In this case, there were three alleged deficiencies with the Disclosure Document: (i) deficiencies in the financial statement (as discussed below); (ii) the failure by the franchisor to disclose ongoing litigation in which another franchisee was claiming rescission based on deficient disclosure; and (iii) the failure by the franchisor to include a certificate signed by at least two officers of the franchisor.

Of these deficiencies in the Disclosure Document, the most relevant to the appeal was that involving the franchisor’s financial statement.

Why the Franchisor’s Financial Statement Was Materially Deficient

The motions judge held that the financial statements provided by the franchisor in this case did not comply with the AWA for the following reasons:

The Financial disclosure, in my view, must comply with the [AWA], in every respect. To have a bookkeeper prepare a statement from the figures provided by the Franchisor, without any documents being examined or verified, with errors in its transcription and no Notes at the end about on-going or pending litigation, does not give the franchisee a true financial picture.

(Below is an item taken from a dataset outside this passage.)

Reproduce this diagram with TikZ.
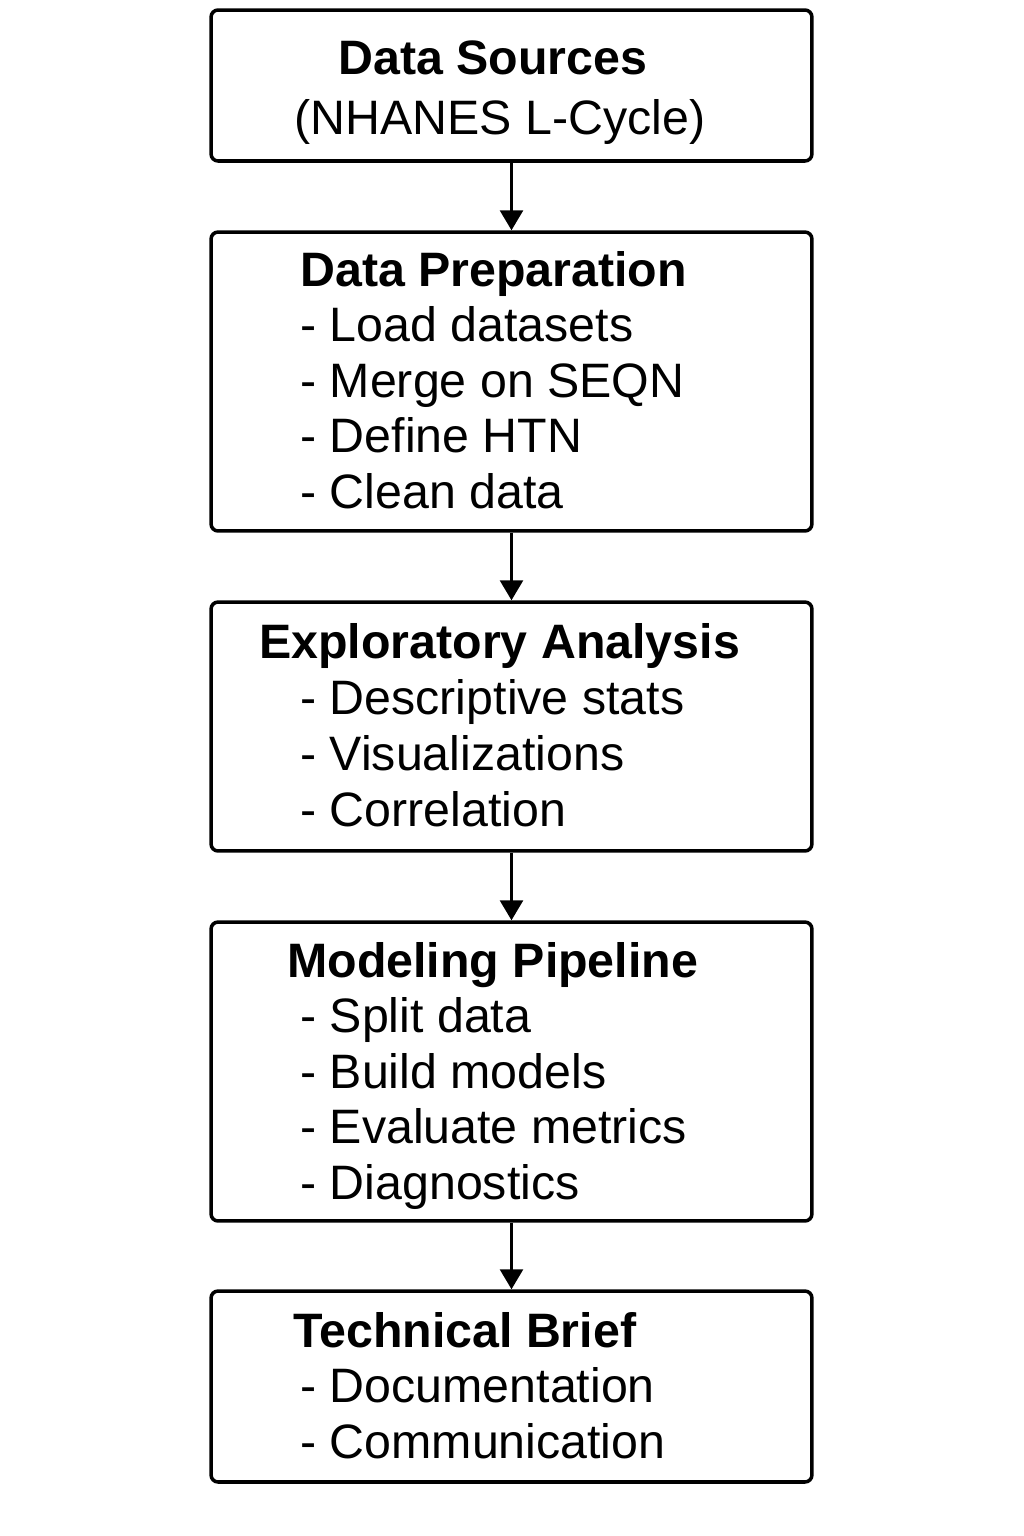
\documentclass[tikz,border=0pt]{standalone}
\usepackage{fontspec}
\setmainfont{Liberation Sans}
\usetikzlibrary{positioning,arrows.meta}

\begin{document}
\begin{tikzpicture}[x=0.02cm, y=-0.02cm,
    stage/.style={draw, line width=2pt, rounded corners=0.14cm, minimum width=12.02cm, inner sep=0pt},
    head/.style={font=\fontsize{27.5}{31.6}\selectfont\bfseries, inner sep=0pt, anchor=base west},
    items/.style={font=\fontsize{27.5}{31.6}\selectfont, align=left, inner sep=0pt, anchor=base west},
    flow/.style={line width=1.6pt, -{Triangle[length=0.4cm, width=0.46cm]}}]
    \useasboundingbox (0, 0) rectangle (1024, 1536);

    % Data Sources
    \node [stage, minimum height=3.02cm] (src) at (511.5, 85.5) {};
    \node [head, anchor=base] (srcT) at (493, 74) {Data Sources};
    \node [items, anchor=base] (srcL) at (500, 134) {(NHANES L-Cycle)};

    % Data Preparation (base = last line)
    \node [stage, minimum height=5.98cm] (prep) at (511.5, 381.5) {};
    \node [head] (prepT) at (300, 286) {Data Preparation};
    \node [items] (prepL) at (300, 508.5) {- Load datasets\\- Merge on SEQN\\- Define HTN\\- Clean data};

    % Exploratory Analysis
    \node [stage, minimum height=4.98cm] (eda) at (511.5, 726.5) {};
    \node [head] (edaT) at (259, 658) {Exploratory Analysis};
    \node [items] (edaL) at (300, 826) {- Descriptive stats\\- Visualizations\\- Correlation};

    % Modeling Pipeline
    \node [stage, minimum height=5.98cm] (model) at (511.5, 1071.5) {};
    \node [head] (modelT) at (287, 977) {Modeling Pipeline};
    \node [items] (modelL) at (300, 1199.5) {- Split data\\- Build models\\- Evaluate metrics\\- Diagnostics};

    % Technical Brief
    \node [stage, minimum height=3.82cm] (brief) at (511.5, 1386.5) {};
    \node [head] (briefT) at (293, 1347) {Technical Brief};
    \node [items] (briefL) at (300, 1458.5) {- Documentation\\- Communication};

    % Arrows
    \draw [flow] (src) -- (prep);
    \draw [flow] (prep) -- (eda);
    \draw [flow] (eda) -- (model);
    \draw [flow] (model) -- (brief);
\end{tikzpicture}
\end{document}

On appeal, the Court of Appeal noted that there were three “levels of engagement” associated with the presentation of financial statements, namely:

  1. an audit engagement, in which a chartered accountant performs an independent verification of the numbers provided by management;
  2. a review engagement, in which the chartered accountant verifies the numbers provided by management to satisfy himself or herself that they are reasonable; and
  3. a compilation engagement, in which a chartered accountant essentially organizes the numbers provided by management. This simply involves “formatting financial information”. In a compilation engagement, the accountant “provides no assurance as to the accuracy or reliability of numbers”.

In this case, the Court held that the franchisor’s failure to provide the franchisee with statements that were independently verified by an audit engagement or a review engagement level amounted to a “material deficiency” under the AWA. As such, the franchisees were entitled to rescind the franchise agreement.

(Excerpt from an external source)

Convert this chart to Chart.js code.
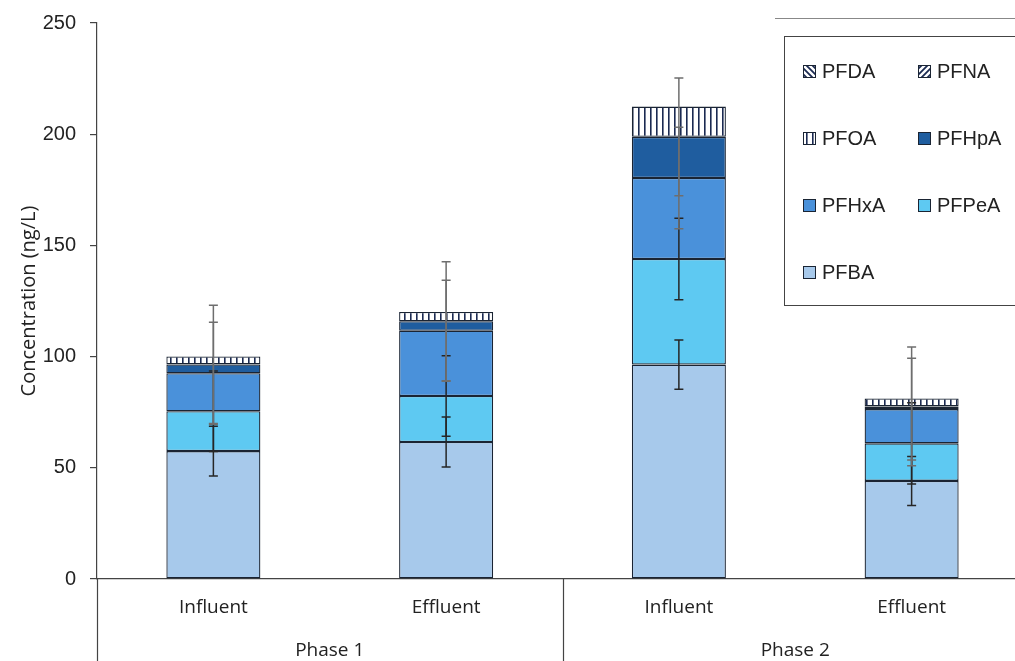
<!DOCTYPE html>
<html>
<head>
<meta charset="utf-8">
<script src="https://cdn.jsdelivr.net/npm/chart.js@4.4.0/dist/chart.umd.min.js"></script>
<style>
  html, body { margin: 0; padding: 0; background: #fff; overflow: hidden; }
  #wrap { position: relative; width: 1028px; height: 664px; margin-top: -3px; }
</style>
</head>
<body>
<div id="wrap"><canvas id="pfasChart"></canvas></div>
<script>
// categories (two level axis)
const samples = ['Influent', 'Effluent', 'Influent', 'Effluent'];
const phases = ['Phase 1', 'Phase 2'];

// stacked concentrations (ng/L), bottom to top
const pfba  = [57.5, 61.6, 96.4, 44.1];
const pfpea = [17.9, 20.7, 47.5, 16.9];
const pfhxa = [17.1, 29.3, 36.4, 15.4];
const pfhpa = [4.0, 4.3, 18.5, 1.2];
const pfoa  = [3.6, 4.2, 13.6, 3.6];
const pfna  = [0, 0, 0, 0];
const pfda  = [0, 0, 0, 0];

// error bars (+/-), drawn at the top of each stacked segment
const errPfba  = [11.2, 11.2, 11.1, 11.0];
const errPfpea = [18.1, 18.1, 18.3, 18.3];
const errPfhxa = [22.9, 22.7, 22.8, 22.9];
const errPfhpa = [26.6, 26.8, 26.5, 26.7];

const yTicks = [0, 50, 100, 150, 200, 250];

const navy = '#1b2a52';
const edge = '#1a2433';

// small hatch tiles for the top three series
function hatch(kind) {
  const c = document.createElement('canvas');
  c.width = 6; c.height = 6;
  const g = c.getContext('2d');
  g.fillStyle = '#fff';
  g.fillRect(0, 0, 6, 6);
  g.strokeStyle = navy;
  g.fillStyle = navy;
  if (kind === 'vertical') {
    g.fillRect(2, 0, 1.6, 6);
  } else {
    g.lineWidth = 1.8;
    g.beginPath();
    if (kind === 'up') {
      g.moveTo(0, 6); g.lineTo(6, 0);
      g.moveTo(-3, 3); g.lineTo(3, -3);
      g.moveTo(3, 9); g.lineTo(9, 3);
    } else {
      g.moveTo(0, 0); g.lineTo(6, 6);
      g.moveTo(-3, 3); g.lineTo(3, 9);
      g.moveTo(3, -3); g.lineTo(9, 3);
    }
    g.stroke();
  }
  return g.createPattern(c, 'repeat');
}

const ctx = document.getElementById('pfasChart').getContext('2d');

const datasets = [
  { label: 'PFBA',  data: pfba,  backgroundColor: '#a7c9eb', err: errPfba,  errColor: '#262626' },
  { label: 'PFPeA', data: pfpea, backgroundColor: '#5ec9f2', err: errPfpea, errColor: '#262626' },
  { label: 'PFHxA', data: pfhxa, backgroundColor: '#4a91da', err: errPfhxa, errColor: '#6e6e6e' },
  { label: 'PFHpA', data: pfhpa, backgroundColor: '#1f5d9f', err: errPfhpa, errColor: '#6e6e6e' },
  { label: 'PFOA',  data: pfoa,  backgroundColor: hatch('vertical') },
  { label: 'PFNA',  data: pfna,  backgroundColor: hatch('up') },
  { label: 'PFDA',  data: pfda,  backgroundColor: hatch('down') }
];
datasets.forEach(d => {
  d.borderColor = edge;
  d.borderWidth = 1.3;
  d.borderSkipped = false;
  d.barPercentage = 1;
  d.categoryPercentage = 0.404;
});

// error bars over the stacked segments
const errorBars = {
  id: 'errorBars',
  afterDatasetsDraw(chart) {
    const c = chart.ctx;
    const y = chart.scales.y;
    c.save();
    c.lineWidth = 1.5;
    chart.data.datasets.forEach((ds, d) => {
      if (!ds.err) return;
      const meta = chart.getDatasetMeta(d);
      meta.data.forEach((bar, i) => {
        let top = 0;
        for (let k = 0; k <= d; k++) top += chart.data.datasets[k].data[i];
        const yHi = y.getPixelForValue(top + ds.err[i]);
        const yLo = y.getPixelForValue(top - ds.err[i]);
        c.strokeStyle = ds.errColor;
        c.beginPath();
        c.moveTo(bar.x, yHi); c.lineTo(bar.x, yLo);
        c.moveTo(bar.x - 4.5, yHi); c.lineTo(bar.x + 4.5, yHi);
        c.moveTo(bar.x - 4.5, yLo); c.lineTo(bar.x + 4.5, yLo);
        c.stroke();
      });
    });
    c.restore();
  }
};

// category labels, group labels, axis title and the boxed legend
const decorations = {
  id: 'decorations',
  afterDraw(chart) {
    const c = chart.ctx;
    const x = chart.scales.x;
    const area = chart.chartArea;
    c.save();

    c.fillStyle = '#222';
    c.textAlign = 'center';
    c.textBaseline = 'middle';
    c.font = '19px "Open Sans", sans-serif';
    samples.forEach((s, i) => c.fillText(s, x.getPixelForValue(i), area.bottom + 29));
    phases.forEach((p, j) => {
      const mid = (x.getPixelForValue(2 * j) + x.getPixelForValue(2 * j + 1)) / 2;
      c.fillText(p, mid, area.bottom + 72);
    });

    // dividers of the two level axis
    c.strokeStyle = '#444';
    c.lineWidth = 1.2;
    c.beginPath();
    [area.left, x.getPixelForValue(1.5), area.right].forEach(px => {
      c.moveTo(Math.round(px) + 0.5, area.bottom);
      c.lineTo(Math.round(px) + 0.5, chart.height);
    });
    c.stroke();

    // y axis title
    c.save();
    c.translate(29, (area.top + area.bottom) / 2);
    c.rotate(-Math.PI / 2);
    c.font = '20px "Open Sans", sans-serif';
    c.fillText('Concentration (ng/L)', 0, 0);
    c.restore();

    // legend box (canvas sits 3px above the page top)
    const lx = 784.5, ly = 39.5;
    c.strokeStyle = '#888';
    c.lineWidth = 1;
    c.beginPath();
    c.moveTo(775, 21.5); c.lineTo(chart.width, 21.5);
    c.stroke();
    c.fillStyle = '#fff';
    c.fillRect(lx, ly, chart.width - lx - 2, 269);
    c.strokeStyle = '#444';
    c.strokeRect(lx, ly, chart.width - lx - 2, 269);

    c.font = '20px "Liberation Sans", Arial, sans-serif';
    c.textAlign = 'left';
    const items = chart.data.datasets.slice().reverse();
    items.forEach((ds, k) => {
      const bx = 803 + (k % 2) * 115;
      const by = 74 + Math.floor(k / 2) * 67;
      c.fillStyle = ds.backgroundColor;
      c.fillRect(bx, by - 6, 13, 13);
      c.strokeStyle = edge;
      c.lineWidth = 1;
      c.strokeRect(bx + 0.5, by - 5.5, 12, 12);
      c.fillStyle = '#222';
      c.fillText(ds.label, bx + 19, by + 1);
    });
    c.restore();
  }
};

new Chart(ctx, {
  type: 'bar',
  data: { labels: samples, datasets: datasets },
  options: {
    responsive: true,
    maintainAspectRatio: false,
    animation: false,
    layout: { padding: { top: 18, right: 0, left: 0, bottom: 0 } },
    plugins: {
      legend: { display: false },
      tooltip: { enabled: false }
    },
    scales: {
      x: {
        stacked: true,
        grid: { display: false },
        border: { display: true, color: '#444', width: 1.2 },
        ticks: { display: false },
        afterFit(scale) { scale.height = 82; }
      },
      y: {
        stacked: true,
        min: yTicks[0],
        max: yTicks[yTicks.length - 1],
        afterBuildTicks(scale) { scale.ticks = yTicks.map(v => ({ value: v })); },
        grid: { drawOnChartArea: false, drawTicks: true, tickLength: 7, color: '#444', lineWidth: 1.2 },
        border: { display: true, color: '#444', width: 1.2 },
        ticks: {
          padding: 14,
          color: '#222',
          font: { family: '"Liberation Sans", Arial, sans-serif', size: 20 }
        },
        afterFit(scale) { scale.width = 97; }
      }
    }
  },
  plugins: [errorBars, decorations]
});
</script>
</body>
</html>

The Court’s rationale was that prospective franchisees, who may not have significant business expertise, must be able to rely on the information provided to them by the franchisor. This is especially so with regard to the financial state of the franchisor. In the Court’s view, providing a franchisee with independently verified financial information “is more than a technicality. It is a foundational part of disclosure”.

Conclusion

In short, the Court of Appeal’s decision Springdale Pizza Depot Ltd. makes it clear that in the absence of independent verification or auditing, financial information provided by a franchisor to a franchisee will not meet the requirements of adequate disclosure under the AWA. In so ruling, the Court has created an effective enforcement vehicle in the AWA, which has as its primary purpose the protection of vulnerable franchisees.